Algorithm X
Hitori Solver
Puzzle: Hitori Solver
Author: @VilBoub
Published Difficulty: Hard
Algorithm X Complexity: A Crossroads of Multiplicity Might Have Your Eyes Crossing
Strategy
My solution for Hitori Solver is surprisingly similar to Mrs. Knuth – Part III. The goal statement is extremely short:
- Each puzzle consists of a square grid with numbers appearing in all squares. The object is to shade squares so:
- No number appears in a row or column more than once.
- Shaded squares do not touch each other vertically or horizontally.
- When completed, all un-shaded squares create a single continuous area.
What are the action steps that can be taken to build a solution?
The object is to shade squares.
What are the requirements?
No number can appear in a row or column more than once.
Is there any mutual exclusivity?
Shaded squares must not touch vertically or horizontally.
Will solutions need to be processed to determine if they are valid?
When completed, all unshaded squares must create a single continuous area.
Thank you @VilBoub for making the goal statement line up with the questions I had in my head already!
Let’s dig into the requirements a bit more. Consider the Example Test Case:
111
234
224
We see three 1s in the first row. Two of those 1s will need to be shaded. Of course, requirements need to be specific and with Algorithm X, multiplicity is handled with multiple requirements. It is more proper to say that the requirements include removing a 1 from the first row for the first time and removing a 1 from the first row for the second time. Two separate requirements need to be satisfied.
The only action that can be taken to build a solution is to shade a cell. Will you then create an action for every cell on the gameboard? Probably not. There is no reason to ever shade a cell unless the number in the cell appears more than once in its row or its column.
This puzzle has a unique multiplicity twist not seen in other puzzles and you will run into it when you are identifying the requirements satisfied by each action. Consider the grid for Test Case 4: Even Bigger:
22153
23145
11135
13542
54321
Would you ever shade the top-left corner? It is definitely possible. There are multiple 2s in the row and multiple 2s in the column. Shading the top-left corner covers requirements associated with the row and requirements associated with the column.

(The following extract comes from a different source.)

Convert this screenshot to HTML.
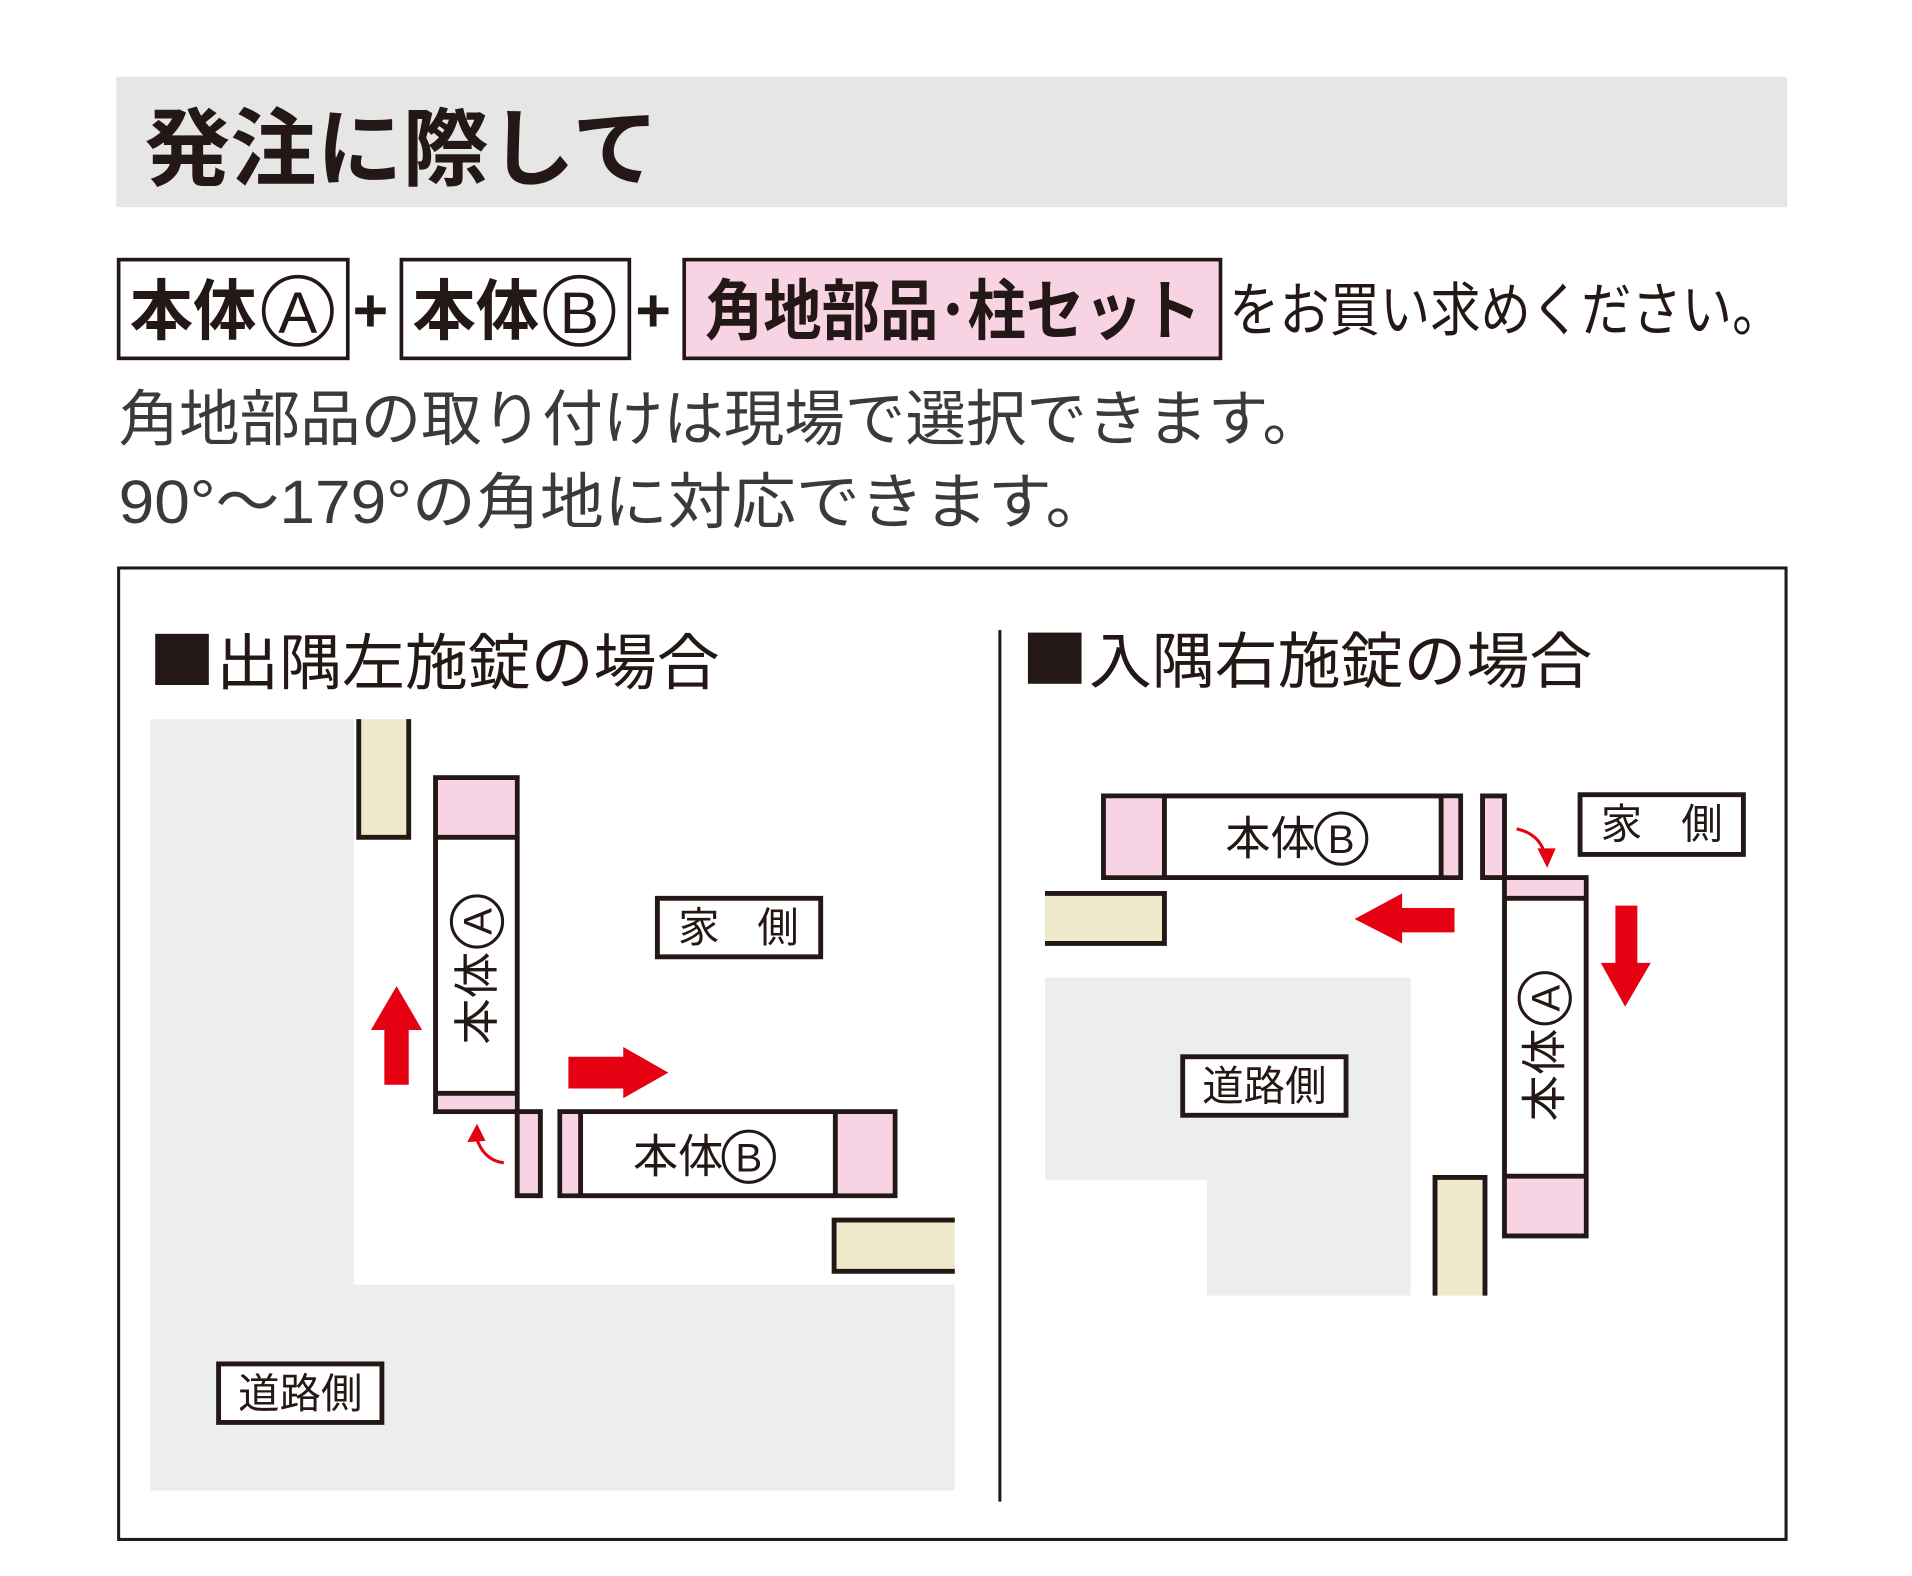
<!DOCTYPE html>
<html><head><meta charset="utf-8"><style>
html,body{margin:0;padding:0;background:#fff;width:1912px;height:1576px;overflow:hidden}
svg{display:block}
text{font-family:"Liberation Sans","Noto Sans CJK JP",sans-serif;fill:#231815}
</style></head><body>
<svg width="1912" height="1576" viewBox="0 0 1568 1293" xmlns="http://www.w3.org/2000/svg">
<rect x="95" y="63" width="1371" height="107" fill="#e6e6e6"/>
<text x="118" y="147" font-size="70" font-weight="700" textLength="422" lengthAdjust="spacingAndGlyphs">発注に際して</text>

<rect x="97" y="213" width="188" height="81" fill="#fff" stroke="#231815" stroke-width="3"/>
<text x="106" y="274" font-size="54" font-weight="700" textLength="104" lengthAdjust="spacingAndGlyphs">本体</text>
<circle cx="244" cy="255" r="28" fill="none" stroke="#231815" stroke-width="3"/>
<text x="244" y="273" text-anchor="middle" font-size="48">A</text>
<text x="289" y="272" font-size="50" font-weight="700">+</text>
<rect x="329" y="213" width="187" height="81" fill="#fff" stroke="#231815" stroke-width="3"/>
<text x="338" y="274" font-size="54" font-weight="700" textLength="104" lengthAdjust="spacingAndGlyphs">本体</text>
<circle cx="475" cy="255" r="28" fill="none" stroke="#231815" stroke-width="3"/>
<text x="475" y="273" text-anchor="middle" font-size="48">B</text>
<text x="521" y="272" font-size="50" font-weight="700">+</text>
<rect x="561" y="213" width="440" height="81" fill="#f8d3e3" stroke="#231815" stroke-width="3"/>
<text x="578" y="274" font-size="54" font-weight="700" textLength="407" lengthAdjust="spacingAndGlyphs">角地部品･柱セット</text>
<text x="1008" y="271" font-size="48" textLength="454" lengthAdjust="spacingAndGlyphs">をお買い求めください。</text>

<text x="97" y="361" font-size="50" style="fill:#3a3a3a" textLength="988" lengthAdjust="spacingAndGlyphs">角地部品の取り付けは現場で選択できます。</text>
<text x="97" y="429" font-size="50" style="fill:#3a3a3a" textLength="813" lengthAdjust="spacingAndGlyphs">90°〜179°の角地に対応できます。</text>

<rect x="97" y="466" width="1368" height="797" fill="#fff" stroke="#231815" stroke-width="2.5"/>
<line x1="820" y1="517" x2="820" y2="1232" stroke="#231815" stroke-width="2.5"/>
<rect x="127" y="520" width="44" height="42" fill="#231815"/>
<text x="177" y="561" font-size="50" textLength="413" lengthAdjust="spacingAndGlyphs">出隅左施錠の場合</text>
<rect x="843" y="519" width="44" height="42" fill="#231815"/>
<text x="893" y="560" font-size="50" textLength="413" lengthAdjust="spacingAndGlyphs">入隅右施錠の場合</text>

<!-- LEFT DIAGRAM -->
<polygon points="123,590 290,590 290,1054 783,1054 783,1223 123,1223" fill="#eceeed"/>
<path d="M294,590 V687 H335 V590" fill="#efe9cc" stroke="#231815" stroke-width="4"/>
<rect x="357" y="638" width="67" height="274" fill="#fff" stroke="#231815" stroke-width="4"/>
<rect x="359" y="640" width="63" height="46" fill="#f8d3e3"/>
<line x1="357" y1="687" x2="424" y2="687" stroke="#231815" stroke-width="4"/>
<rect x="359" y="898" width="63" height="12" fill="#f8d3e3"/>
<line x1="357" y1="897" x2="424" y2="897" stroke="#231815" stroke-width="4"/>
<rect x="424" y="912" width="19" height="69" fill="#f8d3e3" stroke="#231815" stroke-width="4"/>
<rect x="459" y="912" width="275" height="69" fill="#fff" stroke="#231815" stroke-width="4"/>
<rect x="461" y="914" width="14" height="65" fill="#f8d3e3"/>
<line x1="476" y1="912" x2="476" y2="981" stroke="#231815" stroke-width="4"/>
<rect x="685" y="914" width="47" height="65" fill="#f8d3e3"/>
<line x1="685" y1="912" x2="685" y2="981" stroke="#231815" stroke-width="4"/>
<path d="M783,1001 H684 V1043 H783" fill="#efe9cc" stroke="#231815" stroke-width="4"/>
<g transform="translate(391,795) rotate(-90)">
<text x="-62" y="13" font-size="38" textLength="76" lengthAdjust="spacingAndGlyphs">本体</text>
<circle cx="39" cy="0" r="21" fill="none" stroke="#231815" stroke-width="2.5"/>
<text x="39" y="12" text-anchor="middle" font-size="33">A</text>
</g>
<text x="519" y="962" font-size="38" textLength="74" lengthAdjust="spacingAndGlyphs">本体</text>
<circle cx="614" cy="949" r="21" fill="none" stroke="#231815" stroke-width="2.5"/>
<text x="614" y="961" text-anchor="middle" font-size="33">B</text>
<rect x="539" y="737" width="134" height="48" fill="#fff" stroke="#231815" stroke-width="4"/>
<text x="556" y="773" font-size="34">家</text><text x="621" y="773" font-size="34">側</text>
<polygon points="315,890 335,890 335,845 346,845 325,809 304,845 315,845" fill="#e50012"/>
<polygon points="466,867 511,867 511,859 548,880 511,901 511,893 466,893" fill="#e50012"/>
<path d="M413,954 Q396,952 390,932" fill="none" stroke="#e50012" stroke-width="2.5"/>
<polygon points="383,937 391,922 398,936" fill="#e50012"/>
<rect x="179" y="1119" width="134" height="48" fill="#fff" stroke="#231815" stroke-width="4"/>
<text x="246" y="1155" text-anchor="middle" font-size="34">道路側</text>

<!-- RIGHT DIAGRAM -->
<polygon points="857,802 1157,802 1157,1063 990,1063 990,968 857,968" fill="#eceeed"/>
<rect x="905" y="653" width="293" height="67" fill="#fff" stroke="#231815" stroke-width="4"/>
<rect x="907" y="655" width="47" height="63" fill="#f8d3e3"/>
<line x1="955" y1="653" x2="955" y2="720" stroke="#231815" stroke-width="4"/>
<rect x="1183" y="655" width="13" height="63" fill="#f8d3e3"/>
<line x1="1182" y1="653" x2="1182" y2="720" stroke="#231815" stroke-width="4"/>
<text x="1005" y="701" font-size="38" textLength="74" lengthAdjust="spacingAndGlyphs">本体</text>
<circle cx="1100" cy="688" r="21" fill="none" stroke="#231815" stroke-width="2.5"/>
<text x="1100" y="700" text-anchor="middle" font-size="33">B</text>
<rect x="1216" y="653" width="18" height="67" fill="#f8d3e3" stroke="#231815" stroke-width="4"/>
<path d="M857,733 H955 V774 H857" fill="#efe9cc" stroke="#231815" stroke-width="4"/>
<rect x="1234" y="720" width="67" height="294" fill="#fff" stroke="#231815" stroke-width="4"/>
<rect x="1236" y="722" width="63" height="14" fill="#f8d3e3"/>
<line x1="1234" y1="737" x2="1301" y2="737" stroke="#231815" stroke-width="4"/>
<rect x="1236" y="966" width="63" height="46" fill="#f8d3e3"/>
<line x1="1234" y1="965" x2="1301" y2="965" stroke="#231815" stroke-width="4"/>
<g transform="translate(1267,858) rotate(-90)">
<text x="-62" y="13" font-size="38" textLength="76" lengthAdjust="spacingAndGlyphs">本体</text>
<circle cx="39" cy="0" r="21" fill="none" stroke="#231815" stroke-width="2.5"/>
<text x="39" y="12" text-anchor="middle" font-size="33">A</text>
</g>
<path d="M1177,1063 V966 H1218 V1063" fill="#efe9cc" stroke="#231815" stroke-width="4"/>
<rect x="1296" y="652" width="134" height="49" fill="#fff" stroke="#231815" stroke-width="4"/>
<text x="1313" y="688" font-size="34">家</text><text x="1379" y="688" font-size="34">側</text>
<polygon points="1193,745 1150,745 1150,733 1111,754 1150,774 1150,765 1193,765" fill="#e50012"/>
<polygon points="1325,743 1343,743 1343,790 1354,790 1333,826 1313,790 1325,790" fill="#e50012"/>
<path d="M1244,680 Q1262,684 1267,700" fill="none" stroke="#e50012" stroke-width="2.5"/>
<polygon points="1261,696 1276,696 1269,712" fill="#e50012"/>
<rect x="970" y="867" width="134" height="48" fill="#fff" stroke="#231815" stroke-width="4"/>
<text x="1037" y="903" text-anchor="middle" font-size="34">道路側</text>
</svg>
</body></html>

What about the second 2 in the top row? Absolutely possible. However, shading the top row, second from the left removes a 2 from the top row, but what does it do for the column? The answer is nothing! There is only a single 2 in the column. Shading that square does not cover any column requirements because there are no column requirements involving removing a 2 from the second column from left.
The tricky part of this puzzle is that every square you might want to shade could do any of the following:
-
Remove a problem number from both the row and the column.
-
Remove a problem number from just the row.
-
Remove a problem number from just the column.
This creates a potential crossroads of multiplicity at each grid location, which is unique to this puzzle and you will need to take all these scenarios into consideration when identifying the requirements satisfied by each action.
I hope it is obvious you will need some optional requirements to make sure no two squares that touch are both shaded.
Memory
Even without memory, Algorithm X is able to find solutions extremely fast, especially since you can break as soon as your solver returns a solution, assuming you have validated that solution by overriding the _process_solution(self) method. Adding memory reduced my solver’s time to find a solution by roughly 30% to 40%, but this is a little challenging to measure due to how fast Algorithm X finds the solutions even without memory.